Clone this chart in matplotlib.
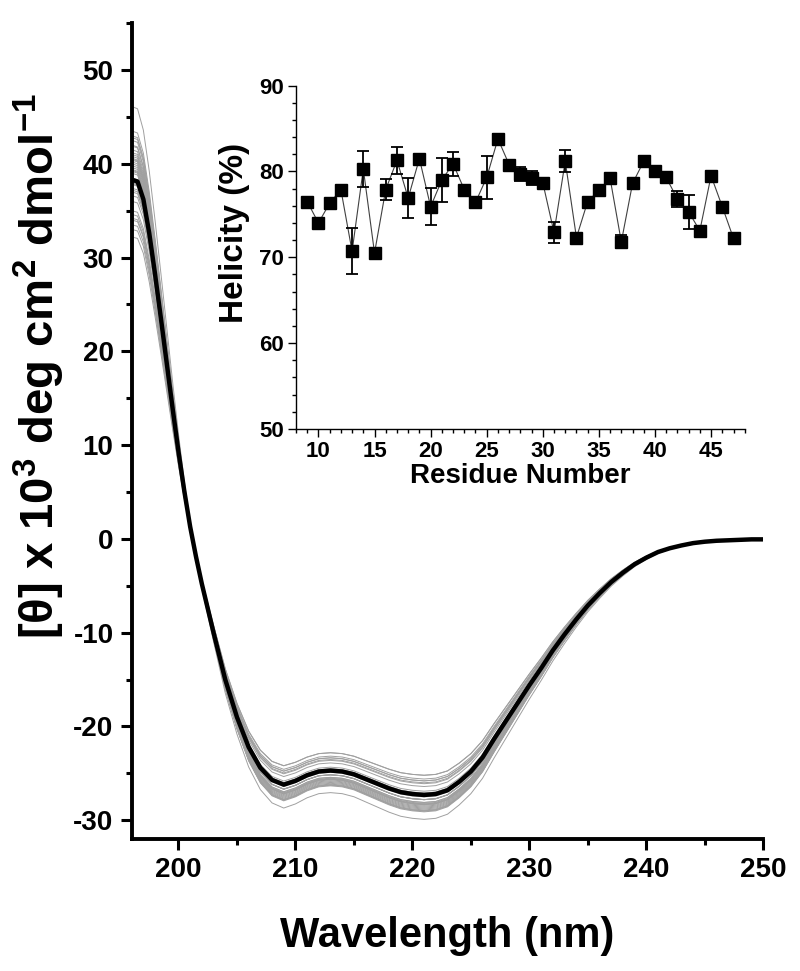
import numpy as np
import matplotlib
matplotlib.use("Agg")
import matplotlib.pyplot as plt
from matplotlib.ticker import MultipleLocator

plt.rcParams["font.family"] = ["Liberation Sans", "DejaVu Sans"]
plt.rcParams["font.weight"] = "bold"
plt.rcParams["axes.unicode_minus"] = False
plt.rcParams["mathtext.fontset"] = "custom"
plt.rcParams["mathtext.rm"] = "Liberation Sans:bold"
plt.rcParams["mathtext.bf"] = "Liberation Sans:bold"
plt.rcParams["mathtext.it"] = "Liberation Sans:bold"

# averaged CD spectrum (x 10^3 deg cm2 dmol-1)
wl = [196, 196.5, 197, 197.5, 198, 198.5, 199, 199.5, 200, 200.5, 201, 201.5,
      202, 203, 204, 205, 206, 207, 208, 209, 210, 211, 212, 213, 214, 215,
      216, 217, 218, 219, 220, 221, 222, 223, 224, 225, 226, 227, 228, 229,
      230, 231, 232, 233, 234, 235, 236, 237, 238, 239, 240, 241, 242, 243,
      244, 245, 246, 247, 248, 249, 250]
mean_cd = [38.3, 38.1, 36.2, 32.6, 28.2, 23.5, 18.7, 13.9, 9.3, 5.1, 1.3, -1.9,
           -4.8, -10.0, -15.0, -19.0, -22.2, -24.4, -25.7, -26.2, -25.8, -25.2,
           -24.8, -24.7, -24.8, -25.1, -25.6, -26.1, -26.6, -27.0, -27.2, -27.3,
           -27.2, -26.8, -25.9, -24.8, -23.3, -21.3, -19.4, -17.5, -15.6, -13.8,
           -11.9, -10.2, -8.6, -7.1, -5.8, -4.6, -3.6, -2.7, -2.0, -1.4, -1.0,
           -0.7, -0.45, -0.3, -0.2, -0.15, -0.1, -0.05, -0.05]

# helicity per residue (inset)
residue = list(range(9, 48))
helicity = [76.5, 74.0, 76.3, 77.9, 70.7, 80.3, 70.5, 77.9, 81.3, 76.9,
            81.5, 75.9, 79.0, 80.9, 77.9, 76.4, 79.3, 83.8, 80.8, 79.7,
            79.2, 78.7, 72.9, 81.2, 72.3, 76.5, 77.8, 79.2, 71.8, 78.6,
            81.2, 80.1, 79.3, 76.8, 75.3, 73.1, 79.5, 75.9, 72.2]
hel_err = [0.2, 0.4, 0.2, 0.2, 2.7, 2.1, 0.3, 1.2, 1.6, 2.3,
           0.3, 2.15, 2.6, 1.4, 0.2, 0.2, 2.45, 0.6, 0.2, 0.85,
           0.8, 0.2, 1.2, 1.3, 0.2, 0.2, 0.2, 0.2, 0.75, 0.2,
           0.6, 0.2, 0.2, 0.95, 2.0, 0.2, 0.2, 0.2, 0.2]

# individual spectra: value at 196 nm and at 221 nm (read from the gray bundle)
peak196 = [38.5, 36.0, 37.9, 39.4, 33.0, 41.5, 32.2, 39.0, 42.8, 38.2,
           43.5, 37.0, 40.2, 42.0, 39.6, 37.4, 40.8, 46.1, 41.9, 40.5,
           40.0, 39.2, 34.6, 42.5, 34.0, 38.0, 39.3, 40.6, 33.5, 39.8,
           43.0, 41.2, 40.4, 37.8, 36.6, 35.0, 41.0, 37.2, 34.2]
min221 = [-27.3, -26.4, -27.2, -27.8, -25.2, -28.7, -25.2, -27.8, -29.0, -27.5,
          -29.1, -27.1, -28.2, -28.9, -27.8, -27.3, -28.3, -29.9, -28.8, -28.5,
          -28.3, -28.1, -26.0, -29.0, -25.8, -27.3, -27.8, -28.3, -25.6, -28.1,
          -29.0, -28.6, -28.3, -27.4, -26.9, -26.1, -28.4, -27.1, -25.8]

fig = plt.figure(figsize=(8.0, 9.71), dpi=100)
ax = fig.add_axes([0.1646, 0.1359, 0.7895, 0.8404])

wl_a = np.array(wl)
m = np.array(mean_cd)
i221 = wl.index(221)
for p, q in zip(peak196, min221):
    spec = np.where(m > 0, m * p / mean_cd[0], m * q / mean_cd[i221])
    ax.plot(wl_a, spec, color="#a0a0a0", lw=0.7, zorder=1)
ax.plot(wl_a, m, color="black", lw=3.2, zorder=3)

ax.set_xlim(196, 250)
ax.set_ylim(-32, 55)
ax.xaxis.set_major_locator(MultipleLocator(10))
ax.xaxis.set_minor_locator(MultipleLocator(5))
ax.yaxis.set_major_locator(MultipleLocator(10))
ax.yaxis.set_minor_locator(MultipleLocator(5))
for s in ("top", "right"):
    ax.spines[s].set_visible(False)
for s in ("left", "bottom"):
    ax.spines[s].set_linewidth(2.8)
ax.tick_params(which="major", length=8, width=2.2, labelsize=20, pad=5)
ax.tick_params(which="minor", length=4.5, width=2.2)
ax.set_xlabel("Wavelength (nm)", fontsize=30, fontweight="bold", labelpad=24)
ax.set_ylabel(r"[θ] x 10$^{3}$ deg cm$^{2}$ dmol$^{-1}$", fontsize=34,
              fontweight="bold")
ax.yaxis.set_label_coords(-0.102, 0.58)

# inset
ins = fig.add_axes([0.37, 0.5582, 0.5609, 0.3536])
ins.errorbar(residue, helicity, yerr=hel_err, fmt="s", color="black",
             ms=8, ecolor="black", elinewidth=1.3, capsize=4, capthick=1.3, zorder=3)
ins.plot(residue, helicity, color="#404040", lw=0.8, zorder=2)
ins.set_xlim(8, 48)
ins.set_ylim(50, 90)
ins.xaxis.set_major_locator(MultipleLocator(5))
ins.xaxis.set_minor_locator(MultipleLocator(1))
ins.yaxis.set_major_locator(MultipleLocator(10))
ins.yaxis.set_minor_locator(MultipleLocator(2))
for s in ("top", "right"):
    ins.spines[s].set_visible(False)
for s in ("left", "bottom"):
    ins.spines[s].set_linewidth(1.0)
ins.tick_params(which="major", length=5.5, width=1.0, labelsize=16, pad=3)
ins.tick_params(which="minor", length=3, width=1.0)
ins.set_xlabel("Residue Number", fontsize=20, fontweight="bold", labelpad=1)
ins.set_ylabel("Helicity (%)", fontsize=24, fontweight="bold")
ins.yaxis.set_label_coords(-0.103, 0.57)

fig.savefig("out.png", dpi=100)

WHAT YOU WILL DO —
Repeat the material above in full and unchanged, minus its images.

REPLY —
Clone this chart in matplotlib.
import numpy as np
import matplotlib
matplotlib.use("Agg")
import matplotlib.pyplot as plt
from matplotlib.ticker import MultipleLocator

plt.rcParams["font.family"] = ["Liberation Sans", "DejaVu Sans"]
plt.rcParams["font.weight"] = "bold"
plt.rcParams["axes.unicode_minus"] = False
plt.rcParams["mathtext.fontset"] = "custom"
plt.rcParams["mathtext.rm"] = "Liberation Sans:bold"
plt.rcParams["mathtext.bf"] = "Liberation Sans:bold"
plt.rcParams["mathtext.it"] = "Liberation Sans:bold"

# averaged CD spectrum (x 10^3 deg cm2 dmol-1)
wl = [196, 196.5, 197, 197.5, 198, 198.5, 199, 199.5, 200, 200.5, 201, 201.5,
      202, 203, 204, 205, 206, 207, 208, 209, 210, 211, 212, 213, 214, 215,
      216, 217, 218, 219, 220, 221, 222, 223, 224, 225, 226, 227, 228, 229,
      230, 231, 232, 233, 234, 235, 236, 237, 238, 239, 240, 241, 242, 243,
      244, 245, 246, 247, 248, 249, 250]
mean_cd = [38.3, 38.1, 36.2, 32.6, 28.2, 23.5, 18.7, 13.9, 9.3, 5.1, 1.3, -1.9,
           -4.8, -10.0, -15.0, -19.0, -22.2, -24.4, -25.7, -26.2, -25.8, -25.2,
           -24.8, -24.7, -24.8, -25.1, -25.6, -26.1, -26.6, -27.0, -27.2, -27.3,
           -27.2, -26.8, -25.9, -24.8, -23.3, -21.3, -19.4, -17.5, -15.6, -13.8,
           -11.9, -10.2, -8.6, -7.1, -5.8, -4.6, -3.6, -2.7, -2.0, -1.4, -1.0,
           -0.7, -0.45, -0.3, -0.2, -0.15, -0.1, -0.05, -0.05]

# helicity per residue (inset)
residue = list(range(9, 48))
helicity = [76.5, 74.0, 76.3, 77.9, 70.7, 80.3, 70.5, 77.9, 81.3, 76.9,
            81.5, 75.9, 79.0, 80.9, 77.9, 76.4, 79.3, 83.8, 80.8, 79.7,
            79.2, 78.7, 72.9, 81.2, 72.3, 76.5, 77.8, 79.2, 71.8, 78.6,
            81.2, 80.1, 79.3, 76.8, 75.3, 73.1, 79.5, 75.9, 72.2]
hel_err = [0.2, 0.4, 0.2, 0.2, 2.7, 2.1, 0.3, 1.2, 1.6, 2.3,
           0.3, 2.15, 2.6, 1.4, 0.2, 0.2, 2.45, 0.6, 0.2, 0.85,
           0.8, 0.2, 1.2, 1.3, 0.2, 0.2, 0.2, 0.2, 0.75, 0.2,
           0.6, 0.2, 0.2, 0.95, 2.0, 0.2, 0.2, 0.2, 0.2]

# individual spectra: value at 196 nm and at 221 nm (read from the gray bundle)
peak196 = [38.5, 36.0, 37.9, 39.4, 33.0, 41.5, 32.2, 39.0, 42.8, 38.2,
           43.5, 37.0, 40.2, 42.0, 39.6, 37.4, 40.8, 46.1, 41.9, 40.5,
           40.0, 39.2, 34.6, 42.5, 34.0, 38.0, 39.3, 40.6, 33.5, 39.8,
           43.0, 41.2, 40.4, 37.8, 36.6, 35.0, 41.0, 37.2, 34.2]
min221 = [-27.3, -26.4, -27.2, -27.8, -25.2, -28.7, -25.2, -27.8, -29.0, -27.5,
          -29.1, -27.1, -28.2, -28.9, -27.8, -27.3, -28.3, -29.9, -28.8, -28.5,
          -28.3, -28.1, -26.0, -29.0, -25.8, -27.3, -27.8, -28.3, -25.6, -28.1,
          -29.0, -28.6, -28.3, -27.4, -26.9, -26.1, -28.4, -27.1, -25.8]

fig = plt.figure(figsize=(8.0, 9.71), dpi=100)
ax = fig.add_axes([0.1646, 0.1359, 0.7895, 0.8404])

wl_a = np.array(wl)
m = np.array(mean_cd)
i221 = wl.index(221)
for p, q in zip(peak196, min221):
    spec = np.where(m > 0, m * p / mean_cd[0], m * q / mean_cd[i221])
    ax.plot(wl_a, spec, color="#a0a0a0", lw=0.7, zorder=1)
ax.plot(wl_a, m, color="black", lw=3.2, zorder=3)

ax.set_xlim(196, 250)
ax.set_ylim(-32, 55)
ax.xaxis.set_major_locator(MultipleLocator(10))
ax.xaxis.set_minor_locator(MultipleLocator(5))
ax.yaxis.set_major_locator(MultipleLocator(10))
ax.yaxis.set_minor_locator(MultipleLocator(5))
for s in ("top", "right"):
    ax.spines[s].set_visible(False)
for s in ("left", "bottom"):
    ax.spines[s].set_linewidth(2.8)
ax.tick_params(which="major", length=8, width=2.2, labelsize=20, pad=5)
ax.tick_params(which="minor", length=4.5, width=2.2)
ax.set_xlabel("Wavelength (nm)", fontsize=30, fontweight="bold", labelpad=24)
ax.set_ylabel(r"[θ] x 10$^{3}$ deg cm$^{2}$ dmol$^{-1}$", fontsize=34,
              fontweight="bold")
ax.yaxis.set_label_coords(-0.102, 0.58)

# inset
ins = fig.add_axes([0.37, 0.5582, 0.5609, 0.3536])
ins.errorbar(residue, helicity, yerr=hel_err, fmt="s", color="black",
             ms=8, ecolor="black", elinewidth=1.3, capsize=4, capthick=1.3, zorder=3)
ins.plot(residue, helicity, color="#404040", lw=0.8, zorder=2)
ins.set_xlim(8, 48)
ins.set_ylim(50, 90)
ins.xaxis.set_major_locator(MultipleLocator(5))
ins.xaxis.set_minor_locator(MultipleLocator(1))
ins.yaxis.set_major_locator(MultipleLocator(10))
ins.yaxis.set_minor_locator(MultipleLocator(2))
for s in ("top", "right"):
    ins.spines[s].set_visible(False)
for s in ("left", "bottom"):
    ins.spines[s].set_linewidth(1.0)
ins.tick_params(which="major", length=5.5, width=1.0, labelsize=16, pad=3)
ins.tick_params(which="minor", length=3, width=1.0)
ins.set_xlabel("Residue Number", fontsize=20, fontweight="bold", labelpad=1)
ins.set_ylabel("Helicity (%)", fontsize=24, fontweight="bold")
ins.yaxis.set_label_coords(-0.103, 0.57)

fig.savefig("out.png", dpi=100)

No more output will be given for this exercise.